On other transparency matters, VHCF’s Hansen said VHCURE, Vermont’s all-payer claims database managed by the Green Mountain Care Board, represents an attempt to list drug pricing information, but it needs to provide a lot more for the patient, that is, in providing information presented in context with other clarifying parameters such as: Finance-what are the prices patients are being charged and the prices health insurers/payers are being charged? Governance-what about Freedom of Information legislation, patient rights, procurement processes and decision-making? Personal healthcare data-How do we safeguard both patient data privacy and policy Information regarding the use of patient data? And Communication-when it comes to healthcare data, VHCURE doesn’t deliver an accessible data portal with up-to-date information with easy comparisons of providers and services.

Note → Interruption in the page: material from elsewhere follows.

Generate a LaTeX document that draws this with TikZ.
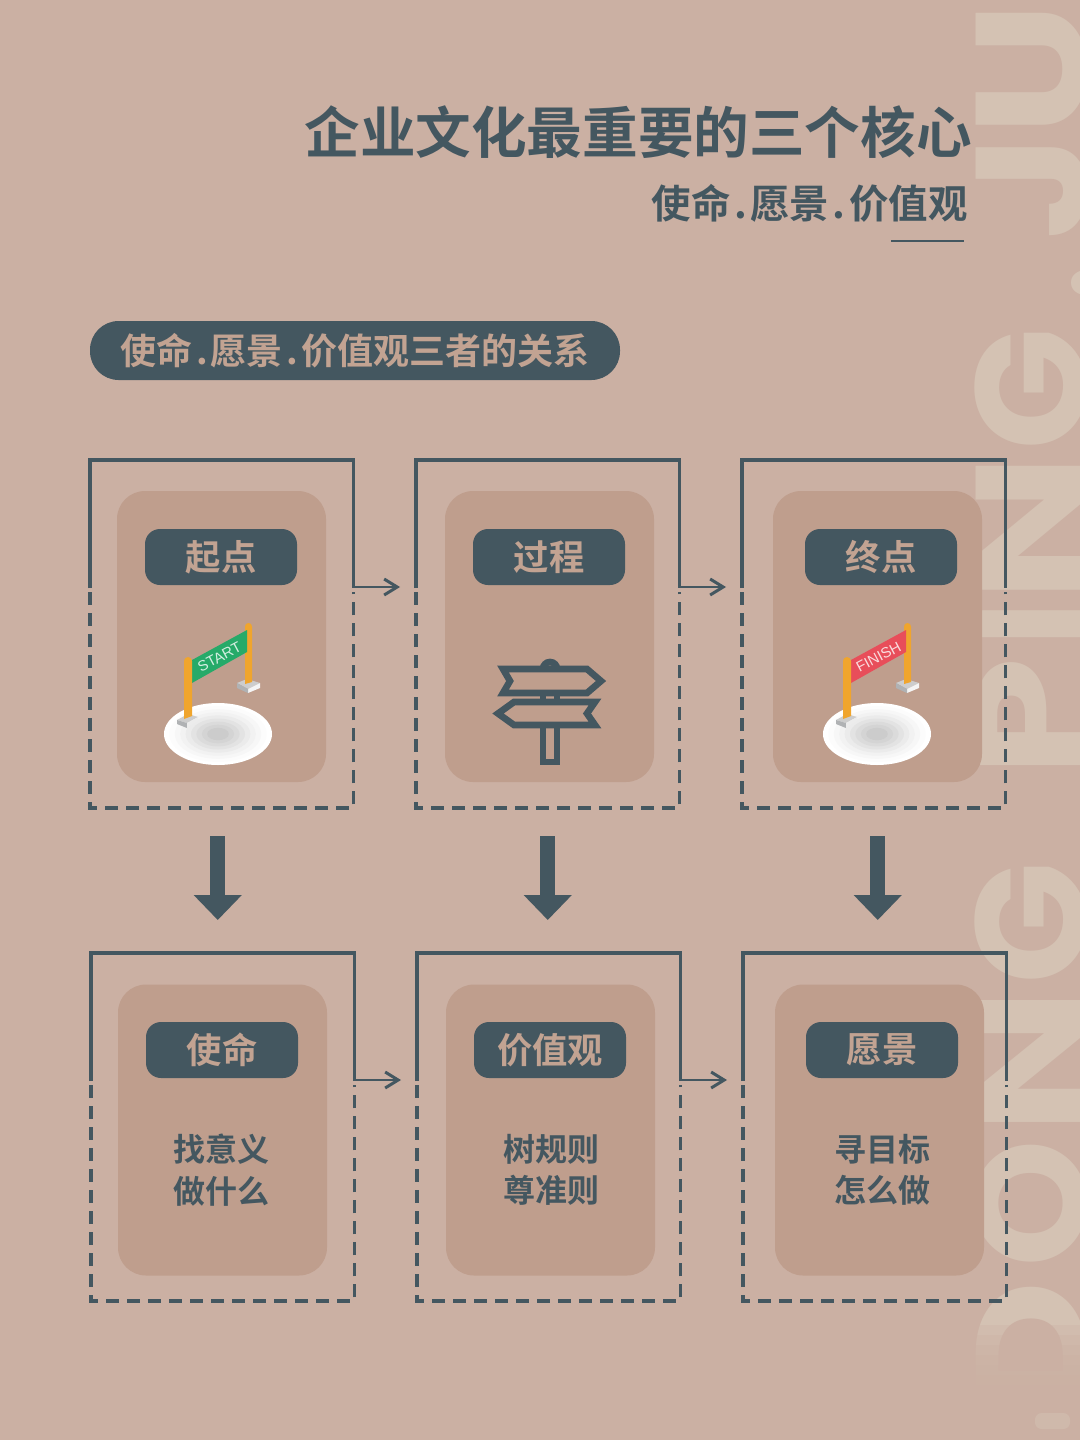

“The Vermont website doesn’t work and it got a poor grade as a result,” Hanson said. “…Forcing the collection of patient information is not good. The state government insisted on big data collection for the alleged purpose of health transparency reform via the website, but (it) attempted to do so by violating the privacy rights of citizens. I raise the issue of big data versus legal considerations surrounding healthcare pricing transparency; (this is) the most important… balancing patient privacy interests against the state’s interests in healthcare reform.”
But lurking in the background of the legislative push to health-care reforms is the reality of a split political narrative: health care is being framed as a “right” on the political left, and as a “consumer product” on the political right.
Hansen said that on an individual level, when you consider all the paperwork and the industry bureaucracy, you can see why some call health care “a right.” But is it?
“(In the end) health care is an industry with products and services, with a profit drive,” she said.